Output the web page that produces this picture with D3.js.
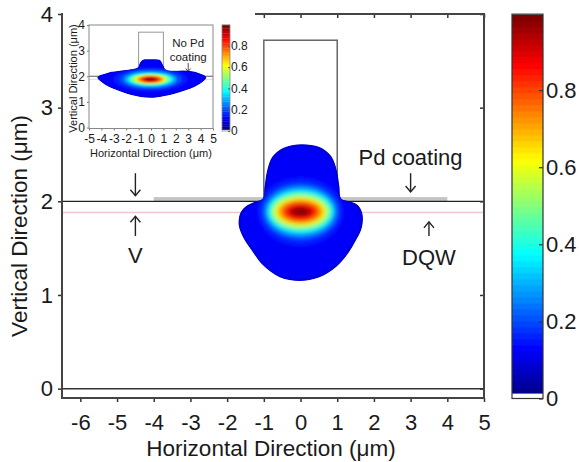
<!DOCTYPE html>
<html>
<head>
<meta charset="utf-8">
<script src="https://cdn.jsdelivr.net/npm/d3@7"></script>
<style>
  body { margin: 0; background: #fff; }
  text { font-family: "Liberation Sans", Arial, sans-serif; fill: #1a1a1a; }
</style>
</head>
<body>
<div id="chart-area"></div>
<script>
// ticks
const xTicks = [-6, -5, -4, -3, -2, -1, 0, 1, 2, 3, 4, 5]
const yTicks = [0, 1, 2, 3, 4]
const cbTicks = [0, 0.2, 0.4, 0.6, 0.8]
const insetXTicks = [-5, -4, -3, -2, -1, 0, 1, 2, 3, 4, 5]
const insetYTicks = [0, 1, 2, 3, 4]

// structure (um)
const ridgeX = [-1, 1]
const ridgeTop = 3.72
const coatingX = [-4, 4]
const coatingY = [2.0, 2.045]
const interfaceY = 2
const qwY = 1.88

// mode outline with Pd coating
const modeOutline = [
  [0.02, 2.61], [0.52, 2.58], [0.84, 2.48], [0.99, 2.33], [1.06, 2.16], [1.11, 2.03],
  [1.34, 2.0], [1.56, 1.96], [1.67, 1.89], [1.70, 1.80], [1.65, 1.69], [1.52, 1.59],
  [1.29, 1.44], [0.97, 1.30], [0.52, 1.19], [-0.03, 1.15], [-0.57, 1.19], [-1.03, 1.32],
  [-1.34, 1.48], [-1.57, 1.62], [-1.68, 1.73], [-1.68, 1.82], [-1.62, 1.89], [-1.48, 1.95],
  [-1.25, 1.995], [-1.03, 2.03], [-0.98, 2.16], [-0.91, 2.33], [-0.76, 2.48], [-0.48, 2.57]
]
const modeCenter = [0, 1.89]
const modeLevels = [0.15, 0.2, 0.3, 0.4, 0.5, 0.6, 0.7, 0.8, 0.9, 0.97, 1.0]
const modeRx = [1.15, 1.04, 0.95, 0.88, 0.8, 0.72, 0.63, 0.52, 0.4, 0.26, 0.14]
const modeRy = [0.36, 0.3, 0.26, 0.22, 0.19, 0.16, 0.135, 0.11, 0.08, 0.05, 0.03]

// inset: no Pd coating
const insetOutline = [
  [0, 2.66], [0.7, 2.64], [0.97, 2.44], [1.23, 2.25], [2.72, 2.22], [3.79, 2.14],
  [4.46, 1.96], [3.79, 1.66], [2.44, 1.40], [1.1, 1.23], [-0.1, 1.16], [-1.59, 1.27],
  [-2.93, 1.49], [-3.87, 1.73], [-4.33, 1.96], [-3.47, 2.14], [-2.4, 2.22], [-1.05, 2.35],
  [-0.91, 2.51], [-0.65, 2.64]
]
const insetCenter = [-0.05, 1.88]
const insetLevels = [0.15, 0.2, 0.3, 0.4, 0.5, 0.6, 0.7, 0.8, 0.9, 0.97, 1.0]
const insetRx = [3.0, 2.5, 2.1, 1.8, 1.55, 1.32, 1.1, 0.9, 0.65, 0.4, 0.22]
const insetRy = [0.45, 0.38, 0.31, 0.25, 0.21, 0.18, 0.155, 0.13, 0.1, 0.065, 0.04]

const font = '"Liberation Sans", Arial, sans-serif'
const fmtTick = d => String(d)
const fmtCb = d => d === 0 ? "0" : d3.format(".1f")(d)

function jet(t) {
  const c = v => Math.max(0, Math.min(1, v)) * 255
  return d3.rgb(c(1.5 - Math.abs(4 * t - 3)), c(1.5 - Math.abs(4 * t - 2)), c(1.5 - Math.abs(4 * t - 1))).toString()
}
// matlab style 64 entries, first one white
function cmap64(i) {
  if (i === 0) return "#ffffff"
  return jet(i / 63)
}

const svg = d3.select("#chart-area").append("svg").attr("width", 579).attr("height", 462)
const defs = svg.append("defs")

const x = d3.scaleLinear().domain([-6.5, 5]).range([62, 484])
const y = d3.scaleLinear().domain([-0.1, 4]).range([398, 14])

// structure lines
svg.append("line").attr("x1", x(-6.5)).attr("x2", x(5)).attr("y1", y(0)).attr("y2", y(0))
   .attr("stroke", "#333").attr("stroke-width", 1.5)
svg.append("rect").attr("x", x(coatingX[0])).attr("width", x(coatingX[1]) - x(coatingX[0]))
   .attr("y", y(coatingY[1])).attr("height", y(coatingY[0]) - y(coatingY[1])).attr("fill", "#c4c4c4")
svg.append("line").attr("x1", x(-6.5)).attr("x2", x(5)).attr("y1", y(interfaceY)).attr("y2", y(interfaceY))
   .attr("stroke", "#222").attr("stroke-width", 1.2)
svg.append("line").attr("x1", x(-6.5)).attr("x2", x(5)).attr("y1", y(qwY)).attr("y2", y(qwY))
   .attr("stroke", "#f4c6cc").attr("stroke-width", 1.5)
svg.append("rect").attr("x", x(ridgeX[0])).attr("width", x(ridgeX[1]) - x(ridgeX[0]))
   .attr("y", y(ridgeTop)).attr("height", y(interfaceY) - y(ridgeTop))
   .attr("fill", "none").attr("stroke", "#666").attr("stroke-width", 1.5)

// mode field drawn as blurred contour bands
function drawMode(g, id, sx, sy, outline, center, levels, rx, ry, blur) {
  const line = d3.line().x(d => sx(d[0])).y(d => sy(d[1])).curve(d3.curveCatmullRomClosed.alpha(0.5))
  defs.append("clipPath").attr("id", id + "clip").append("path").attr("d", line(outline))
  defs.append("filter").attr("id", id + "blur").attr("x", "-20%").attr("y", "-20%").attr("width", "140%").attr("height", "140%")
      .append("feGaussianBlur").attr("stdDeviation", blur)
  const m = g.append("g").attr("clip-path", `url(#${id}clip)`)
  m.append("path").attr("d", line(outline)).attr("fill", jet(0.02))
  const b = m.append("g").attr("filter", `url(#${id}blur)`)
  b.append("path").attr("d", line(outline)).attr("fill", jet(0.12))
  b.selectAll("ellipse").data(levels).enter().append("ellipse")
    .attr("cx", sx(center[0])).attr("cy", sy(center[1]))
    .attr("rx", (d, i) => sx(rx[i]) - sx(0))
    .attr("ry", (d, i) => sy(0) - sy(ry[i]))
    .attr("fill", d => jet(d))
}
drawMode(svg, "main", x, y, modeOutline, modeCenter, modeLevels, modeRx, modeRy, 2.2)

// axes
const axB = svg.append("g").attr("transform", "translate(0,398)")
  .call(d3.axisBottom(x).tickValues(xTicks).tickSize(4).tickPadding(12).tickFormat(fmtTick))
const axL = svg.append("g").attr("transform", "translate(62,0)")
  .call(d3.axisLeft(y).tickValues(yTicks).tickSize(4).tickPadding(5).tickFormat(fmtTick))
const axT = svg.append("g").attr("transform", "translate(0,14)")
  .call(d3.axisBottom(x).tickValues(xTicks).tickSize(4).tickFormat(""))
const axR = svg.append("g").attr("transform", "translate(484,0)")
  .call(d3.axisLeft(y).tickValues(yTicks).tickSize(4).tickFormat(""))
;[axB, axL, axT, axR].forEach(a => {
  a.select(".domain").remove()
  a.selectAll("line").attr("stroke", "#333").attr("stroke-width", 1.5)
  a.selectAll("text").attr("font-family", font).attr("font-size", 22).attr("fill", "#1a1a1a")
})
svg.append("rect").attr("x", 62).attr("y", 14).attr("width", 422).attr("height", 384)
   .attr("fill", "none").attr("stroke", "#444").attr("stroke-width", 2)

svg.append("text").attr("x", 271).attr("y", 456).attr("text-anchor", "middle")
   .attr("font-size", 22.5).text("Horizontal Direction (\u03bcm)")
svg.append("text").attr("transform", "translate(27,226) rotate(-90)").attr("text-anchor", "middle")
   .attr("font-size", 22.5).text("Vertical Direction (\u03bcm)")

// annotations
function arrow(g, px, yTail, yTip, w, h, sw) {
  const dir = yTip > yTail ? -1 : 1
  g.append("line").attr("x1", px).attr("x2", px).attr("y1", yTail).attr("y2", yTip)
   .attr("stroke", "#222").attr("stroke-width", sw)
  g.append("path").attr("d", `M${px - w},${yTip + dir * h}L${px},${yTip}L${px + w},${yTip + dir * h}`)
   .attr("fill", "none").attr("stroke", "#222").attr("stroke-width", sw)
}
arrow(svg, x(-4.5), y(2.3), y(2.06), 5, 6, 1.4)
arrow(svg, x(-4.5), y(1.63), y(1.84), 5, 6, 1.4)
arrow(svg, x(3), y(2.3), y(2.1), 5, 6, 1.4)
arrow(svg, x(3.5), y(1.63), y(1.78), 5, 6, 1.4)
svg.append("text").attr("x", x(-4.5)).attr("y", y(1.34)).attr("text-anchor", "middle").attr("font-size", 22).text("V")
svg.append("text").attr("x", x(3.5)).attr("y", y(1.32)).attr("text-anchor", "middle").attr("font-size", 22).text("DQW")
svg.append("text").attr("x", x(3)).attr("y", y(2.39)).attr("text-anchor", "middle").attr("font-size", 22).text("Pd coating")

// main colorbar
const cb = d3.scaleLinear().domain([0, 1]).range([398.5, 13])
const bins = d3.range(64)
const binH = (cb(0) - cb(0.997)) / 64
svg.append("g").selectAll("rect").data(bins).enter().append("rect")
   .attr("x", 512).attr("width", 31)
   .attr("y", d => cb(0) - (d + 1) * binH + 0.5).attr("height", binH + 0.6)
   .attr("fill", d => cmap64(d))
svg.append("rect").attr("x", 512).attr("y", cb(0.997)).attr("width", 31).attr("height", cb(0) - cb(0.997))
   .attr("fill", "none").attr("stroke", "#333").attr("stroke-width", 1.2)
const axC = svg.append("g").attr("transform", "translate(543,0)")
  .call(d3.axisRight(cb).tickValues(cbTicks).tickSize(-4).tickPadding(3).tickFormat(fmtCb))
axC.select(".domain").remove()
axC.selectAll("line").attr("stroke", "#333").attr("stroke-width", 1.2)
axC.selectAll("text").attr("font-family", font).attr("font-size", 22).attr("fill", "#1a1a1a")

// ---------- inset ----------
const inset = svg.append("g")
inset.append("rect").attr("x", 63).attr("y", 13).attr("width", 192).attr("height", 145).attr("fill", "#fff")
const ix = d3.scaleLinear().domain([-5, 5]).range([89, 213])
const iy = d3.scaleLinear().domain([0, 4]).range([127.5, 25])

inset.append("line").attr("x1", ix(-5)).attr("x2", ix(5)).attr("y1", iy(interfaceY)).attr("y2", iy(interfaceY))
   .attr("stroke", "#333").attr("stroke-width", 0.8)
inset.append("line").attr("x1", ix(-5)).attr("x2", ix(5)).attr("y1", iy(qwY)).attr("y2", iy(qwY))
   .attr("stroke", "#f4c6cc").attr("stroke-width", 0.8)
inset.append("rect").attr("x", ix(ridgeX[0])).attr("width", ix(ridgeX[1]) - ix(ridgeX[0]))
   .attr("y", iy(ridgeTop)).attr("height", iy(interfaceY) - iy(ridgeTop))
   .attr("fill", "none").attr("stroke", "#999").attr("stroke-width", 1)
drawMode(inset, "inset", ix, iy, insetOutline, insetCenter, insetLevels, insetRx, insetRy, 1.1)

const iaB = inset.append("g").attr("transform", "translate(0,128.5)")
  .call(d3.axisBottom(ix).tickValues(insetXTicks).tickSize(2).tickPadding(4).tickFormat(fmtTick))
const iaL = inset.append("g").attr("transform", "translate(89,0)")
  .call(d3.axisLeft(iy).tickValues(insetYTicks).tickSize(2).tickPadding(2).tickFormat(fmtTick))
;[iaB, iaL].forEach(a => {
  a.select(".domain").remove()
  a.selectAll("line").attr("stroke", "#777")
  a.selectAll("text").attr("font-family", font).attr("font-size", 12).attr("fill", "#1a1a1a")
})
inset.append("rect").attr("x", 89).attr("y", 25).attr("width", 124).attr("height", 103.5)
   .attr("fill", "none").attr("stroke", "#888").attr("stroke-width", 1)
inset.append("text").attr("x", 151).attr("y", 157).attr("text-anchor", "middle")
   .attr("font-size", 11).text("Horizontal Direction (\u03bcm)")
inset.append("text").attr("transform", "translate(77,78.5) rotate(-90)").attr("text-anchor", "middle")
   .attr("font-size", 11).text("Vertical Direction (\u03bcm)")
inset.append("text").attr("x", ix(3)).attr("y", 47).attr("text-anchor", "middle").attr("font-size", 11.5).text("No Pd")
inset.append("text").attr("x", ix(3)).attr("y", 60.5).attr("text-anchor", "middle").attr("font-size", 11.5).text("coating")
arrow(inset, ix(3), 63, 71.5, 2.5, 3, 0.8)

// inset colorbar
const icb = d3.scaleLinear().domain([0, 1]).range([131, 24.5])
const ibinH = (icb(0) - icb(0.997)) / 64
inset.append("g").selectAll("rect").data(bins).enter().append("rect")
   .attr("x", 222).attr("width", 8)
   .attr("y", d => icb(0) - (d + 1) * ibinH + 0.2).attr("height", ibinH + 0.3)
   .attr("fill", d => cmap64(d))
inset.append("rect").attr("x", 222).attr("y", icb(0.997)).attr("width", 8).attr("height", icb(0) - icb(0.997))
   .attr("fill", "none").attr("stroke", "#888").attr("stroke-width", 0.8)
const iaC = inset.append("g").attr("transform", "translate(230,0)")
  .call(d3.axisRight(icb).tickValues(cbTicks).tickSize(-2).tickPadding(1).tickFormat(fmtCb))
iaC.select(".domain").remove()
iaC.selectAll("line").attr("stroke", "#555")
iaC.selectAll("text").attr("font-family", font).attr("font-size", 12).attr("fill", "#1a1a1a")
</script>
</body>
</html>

------------------------------------------------------------------------

From the first line of the listing above, repeat every line through the one holding "const qwY = 1.88". Both ends count, and pictures stay out.

Output the web page that produces this picture with D3.js.
<!DOCTYPE html>
<html>
<head>
<meta charset="utf-8">
<script src="https://cdn.jsdelivr.net/npm/d3@7"></script>
<style>
  body { margin: 0; background: #fff; }
  text { font-family: "Liberation Sans", Arial, sans-serif; fill: #1a1a1a; }
</style>
</head>
<body>
<div id="chart-area"></div>
<script>
// ticks
const xTicks = [-6, -5, -4, -3, -2, -1, 0, 1, 2, 3, 4, 5]
const yTicks = [0, 1, 2, 3, 4]
const cbTicks = [0, 0.2, 0.4, 0.6, 0.8]
const insetXTicks = [-5, -4, -3, -2, -1, 0, 1, 2, 3, 4, 5]
const insetYTicks = [0, 1, 2, 3, 4]

// structure (um)
const ridgeX = [-1, 1]
const ridgeTop = 3.72
const coatingX = [-4, 4]
const coatingY = [2.0, 2.045]
const interfaceY = 2
const qwY = 1.88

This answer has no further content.